Toyota Gazoo Racing has revealed the names that will follow Takamoto Katsuta into its WRC Challenge Program with the long-term aim of breaking more Japanese drivers into the World Rally Championship.
Hikaru Kogure (20), Nao Otake (21) and Yuki Yamamoto (24) have all done rallying in Japan and will begin their association with Toyota this week with a pacenoting program. They then move to Finland in April, being worked up to be ready to compete in Rally4 cars on European rallies by the second half of 2022.
The WRC Challenge Program has been in operation since 2015, before Toyota’s return to rallying’s top flight, and Katsuta was one of the first two drivers selected. He now drives full-time in the WRC and came close to winning Safari Rally Kenya for Toyota last year.
For the latest group of inductees, applications opened last August and from 60 names the list was whittled down to eight who were flown from Japan to Finland to undergo a two-week training camp using Toyota’s own GR Yaris road cars as well as crosskarts and Rally4 cars. Four-time WRC title runner-up Mikko Hirvonen was the chief instructor, and was supported by fellow Finns Juho Hänninen, the 2012 European Rally Champion, and Jouni Ampuka.

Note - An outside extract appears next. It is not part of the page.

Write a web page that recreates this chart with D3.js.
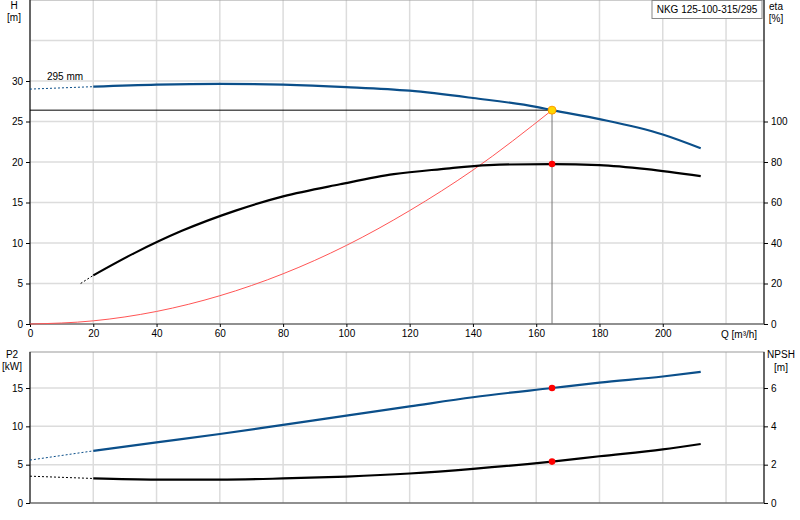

The focus was on trying “to select the drivers who we felt have the most potential for the future” rather than current levels of ability, according to Hirvonen, particularly as most of the group of eight had not driven on snow or ice before.

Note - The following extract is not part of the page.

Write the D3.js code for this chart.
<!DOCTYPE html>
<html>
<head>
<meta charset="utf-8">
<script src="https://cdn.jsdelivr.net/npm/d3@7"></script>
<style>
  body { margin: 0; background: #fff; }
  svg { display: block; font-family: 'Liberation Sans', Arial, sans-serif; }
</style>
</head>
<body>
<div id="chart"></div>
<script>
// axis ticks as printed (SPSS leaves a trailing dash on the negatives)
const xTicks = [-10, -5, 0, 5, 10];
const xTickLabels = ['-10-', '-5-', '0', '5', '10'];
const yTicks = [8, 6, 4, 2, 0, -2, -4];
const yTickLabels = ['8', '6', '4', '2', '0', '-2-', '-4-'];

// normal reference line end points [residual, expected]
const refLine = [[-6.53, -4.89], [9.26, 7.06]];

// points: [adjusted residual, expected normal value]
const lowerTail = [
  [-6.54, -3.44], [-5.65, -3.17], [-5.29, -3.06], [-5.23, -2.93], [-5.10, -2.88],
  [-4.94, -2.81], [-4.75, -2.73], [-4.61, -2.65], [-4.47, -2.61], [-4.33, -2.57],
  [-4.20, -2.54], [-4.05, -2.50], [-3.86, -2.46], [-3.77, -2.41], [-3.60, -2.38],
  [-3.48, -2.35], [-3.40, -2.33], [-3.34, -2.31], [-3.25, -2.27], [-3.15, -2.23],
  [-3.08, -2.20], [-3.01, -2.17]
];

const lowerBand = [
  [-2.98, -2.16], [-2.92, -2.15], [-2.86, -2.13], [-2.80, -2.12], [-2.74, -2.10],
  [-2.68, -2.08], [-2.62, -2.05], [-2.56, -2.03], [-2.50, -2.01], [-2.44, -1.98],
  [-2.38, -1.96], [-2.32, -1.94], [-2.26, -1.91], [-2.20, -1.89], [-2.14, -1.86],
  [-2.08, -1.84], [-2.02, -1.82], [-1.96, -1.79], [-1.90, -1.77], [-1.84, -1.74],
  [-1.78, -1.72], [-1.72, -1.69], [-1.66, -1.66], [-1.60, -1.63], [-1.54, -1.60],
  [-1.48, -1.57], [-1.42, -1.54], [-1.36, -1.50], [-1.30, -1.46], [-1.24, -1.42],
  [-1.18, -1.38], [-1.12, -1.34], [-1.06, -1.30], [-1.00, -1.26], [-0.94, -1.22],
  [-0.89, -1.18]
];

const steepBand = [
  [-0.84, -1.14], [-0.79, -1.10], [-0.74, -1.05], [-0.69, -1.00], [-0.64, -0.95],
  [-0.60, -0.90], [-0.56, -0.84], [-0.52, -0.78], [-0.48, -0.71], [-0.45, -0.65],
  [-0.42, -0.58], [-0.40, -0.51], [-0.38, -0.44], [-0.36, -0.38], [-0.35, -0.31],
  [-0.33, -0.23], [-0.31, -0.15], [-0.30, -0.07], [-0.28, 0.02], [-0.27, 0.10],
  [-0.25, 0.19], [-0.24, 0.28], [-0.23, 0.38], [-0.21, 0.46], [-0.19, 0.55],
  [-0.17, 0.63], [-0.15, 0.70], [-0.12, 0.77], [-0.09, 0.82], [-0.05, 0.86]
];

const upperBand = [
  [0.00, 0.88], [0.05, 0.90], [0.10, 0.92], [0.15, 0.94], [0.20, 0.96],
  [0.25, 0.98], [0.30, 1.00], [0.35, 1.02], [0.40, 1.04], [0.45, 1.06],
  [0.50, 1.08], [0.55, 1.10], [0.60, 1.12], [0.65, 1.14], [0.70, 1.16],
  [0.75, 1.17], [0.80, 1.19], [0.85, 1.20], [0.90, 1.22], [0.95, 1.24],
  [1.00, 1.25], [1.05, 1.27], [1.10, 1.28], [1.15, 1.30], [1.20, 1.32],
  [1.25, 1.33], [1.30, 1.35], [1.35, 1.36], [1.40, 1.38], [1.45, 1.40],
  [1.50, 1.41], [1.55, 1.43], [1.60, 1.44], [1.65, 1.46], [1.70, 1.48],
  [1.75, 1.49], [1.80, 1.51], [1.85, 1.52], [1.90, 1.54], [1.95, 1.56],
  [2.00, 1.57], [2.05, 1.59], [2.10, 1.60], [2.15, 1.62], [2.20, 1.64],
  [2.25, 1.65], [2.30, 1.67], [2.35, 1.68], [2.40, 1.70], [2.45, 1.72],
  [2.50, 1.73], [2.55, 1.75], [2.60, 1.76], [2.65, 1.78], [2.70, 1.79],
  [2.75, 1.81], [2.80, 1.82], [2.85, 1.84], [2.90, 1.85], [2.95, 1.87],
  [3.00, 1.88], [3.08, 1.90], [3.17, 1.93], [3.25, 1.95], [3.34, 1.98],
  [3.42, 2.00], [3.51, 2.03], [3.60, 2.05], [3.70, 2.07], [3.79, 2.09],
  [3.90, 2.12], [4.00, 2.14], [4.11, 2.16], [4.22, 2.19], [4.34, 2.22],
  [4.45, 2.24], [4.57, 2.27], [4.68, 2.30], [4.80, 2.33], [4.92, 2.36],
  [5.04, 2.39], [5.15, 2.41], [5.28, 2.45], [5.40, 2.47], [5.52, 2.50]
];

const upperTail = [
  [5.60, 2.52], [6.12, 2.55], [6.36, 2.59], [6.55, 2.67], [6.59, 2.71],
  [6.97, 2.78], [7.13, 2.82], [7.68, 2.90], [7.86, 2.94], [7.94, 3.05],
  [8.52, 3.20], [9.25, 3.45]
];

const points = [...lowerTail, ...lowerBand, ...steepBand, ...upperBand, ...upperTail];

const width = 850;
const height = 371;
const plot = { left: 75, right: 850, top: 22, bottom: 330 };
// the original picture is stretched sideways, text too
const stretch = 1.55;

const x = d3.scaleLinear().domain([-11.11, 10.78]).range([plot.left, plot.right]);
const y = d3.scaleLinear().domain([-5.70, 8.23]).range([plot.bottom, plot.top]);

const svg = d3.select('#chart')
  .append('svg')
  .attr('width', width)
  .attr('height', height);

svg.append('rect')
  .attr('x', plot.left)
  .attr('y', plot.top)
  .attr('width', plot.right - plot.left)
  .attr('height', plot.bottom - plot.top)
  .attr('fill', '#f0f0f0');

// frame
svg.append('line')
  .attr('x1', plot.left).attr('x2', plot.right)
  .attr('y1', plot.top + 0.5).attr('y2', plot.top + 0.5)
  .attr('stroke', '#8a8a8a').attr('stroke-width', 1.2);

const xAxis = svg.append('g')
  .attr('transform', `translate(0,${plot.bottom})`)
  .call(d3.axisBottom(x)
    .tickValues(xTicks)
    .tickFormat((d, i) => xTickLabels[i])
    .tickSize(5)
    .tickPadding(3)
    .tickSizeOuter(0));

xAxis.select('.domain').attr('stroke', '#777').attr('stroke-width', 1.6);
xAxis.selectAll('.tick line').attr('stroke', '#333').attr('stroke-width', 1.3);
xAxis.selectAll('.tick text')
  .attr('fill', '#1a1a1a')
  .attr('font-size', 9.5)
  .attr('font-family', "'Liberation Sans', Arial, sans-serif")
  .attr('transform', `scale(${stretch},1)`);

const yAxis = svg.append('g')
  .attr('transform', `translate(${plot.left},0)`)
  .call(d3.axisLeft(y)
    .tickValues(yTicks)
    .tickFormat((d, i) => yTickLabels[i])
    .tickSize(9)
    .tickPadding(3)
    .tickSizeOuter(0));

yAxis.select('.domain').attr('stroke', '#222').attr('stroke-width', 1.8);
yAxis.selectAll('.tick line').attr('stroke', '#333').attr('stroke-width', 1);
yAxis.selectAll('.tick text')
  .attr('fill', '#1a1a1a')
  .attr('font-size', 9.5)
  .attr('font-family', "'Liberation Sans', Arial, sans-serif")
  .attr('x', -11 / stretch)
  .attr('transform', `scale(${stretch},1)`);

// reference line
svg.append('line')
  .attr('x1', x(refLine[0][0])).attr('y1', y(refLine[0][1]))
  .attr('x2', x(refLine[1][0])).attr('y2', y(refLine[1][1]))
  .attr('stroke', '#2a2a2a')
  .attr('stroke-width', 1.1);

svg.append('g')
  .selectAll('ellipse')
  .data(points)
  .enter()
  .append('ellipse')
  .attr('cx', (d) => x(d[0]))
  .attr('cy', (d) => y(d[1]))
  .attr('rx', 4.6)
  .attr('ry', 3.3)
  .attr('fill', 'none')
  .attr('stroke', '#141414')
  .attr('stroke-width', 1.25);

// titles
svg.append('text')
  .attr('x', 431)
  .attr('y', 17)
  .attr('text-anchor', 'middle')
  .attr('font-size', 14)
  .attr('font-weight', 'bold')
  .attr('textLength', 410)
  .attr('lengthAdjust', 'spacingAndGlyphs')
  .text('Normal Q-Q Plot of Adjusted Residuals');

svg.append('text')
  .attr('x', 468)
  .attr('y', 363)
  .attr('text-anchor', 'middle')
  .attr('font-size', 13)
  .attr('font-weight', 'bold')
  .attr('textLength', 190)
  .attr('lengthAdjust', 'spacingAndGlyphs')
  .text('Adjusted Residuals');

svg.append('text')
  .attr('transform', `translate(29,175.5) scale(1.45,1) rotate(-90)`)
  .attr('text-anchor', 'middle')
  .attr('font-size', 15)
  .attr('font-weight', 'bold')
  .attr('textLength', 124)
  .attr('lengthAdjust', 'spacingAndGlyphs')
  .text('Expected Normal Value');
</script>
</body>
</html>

“The three drivers we’ve chosen showed good determination to learn and make progress in their careers,” Hirvonen said.
“They also impressed us with how much they improved within the two weeks, how they absorbed the information from the instructors and how they handled different situations under pressure. We believe they can have a really bright future in rallying.”
Profiling the Katsuta successors
Hikaru Kogure
A karter from 2006 onwards and racing against future Formula 2 and IndyCar stars while in Europe, Kogure switched to rallying in 2020 in the TRD Rally Cup organised by Toyota’s Customizing & Development division. Last year he competed in the JAF East Japanese Rally Championship in the BC2 class, he came second in the points with one class win. Has already cited improving his English as “a big part of the challenge” of returning to Europe for rallying.
Nao Otake
Dirt tracks was where Otake spent his teenaged years, before joining the Nutahara Rally School junior team of multiple Japanese Rally Champion Fumio Nutahara. That led to a competitive rally debut aged 18 and he was national champion last year in the JN3 class with three wins. He said “it was quite a shock to hear my name being called” as a new program member, and says the transition from rear-wheel-drive to other forms of power delivery through the wheels will be the biggest thing for him to get his head around.
Yuki Yamamoto
The only one of the three to be born before current WRC points leader Sébastien Loeb made his world championship debut, Yamamoto started his rallying career in 2018 in the TGR Rally Challenge. He took part in and won the final two rounds of last year’s Japanese Rally Championship in the JN6 class. He will need to adapt to the snow-covered roads when he gets to Europe.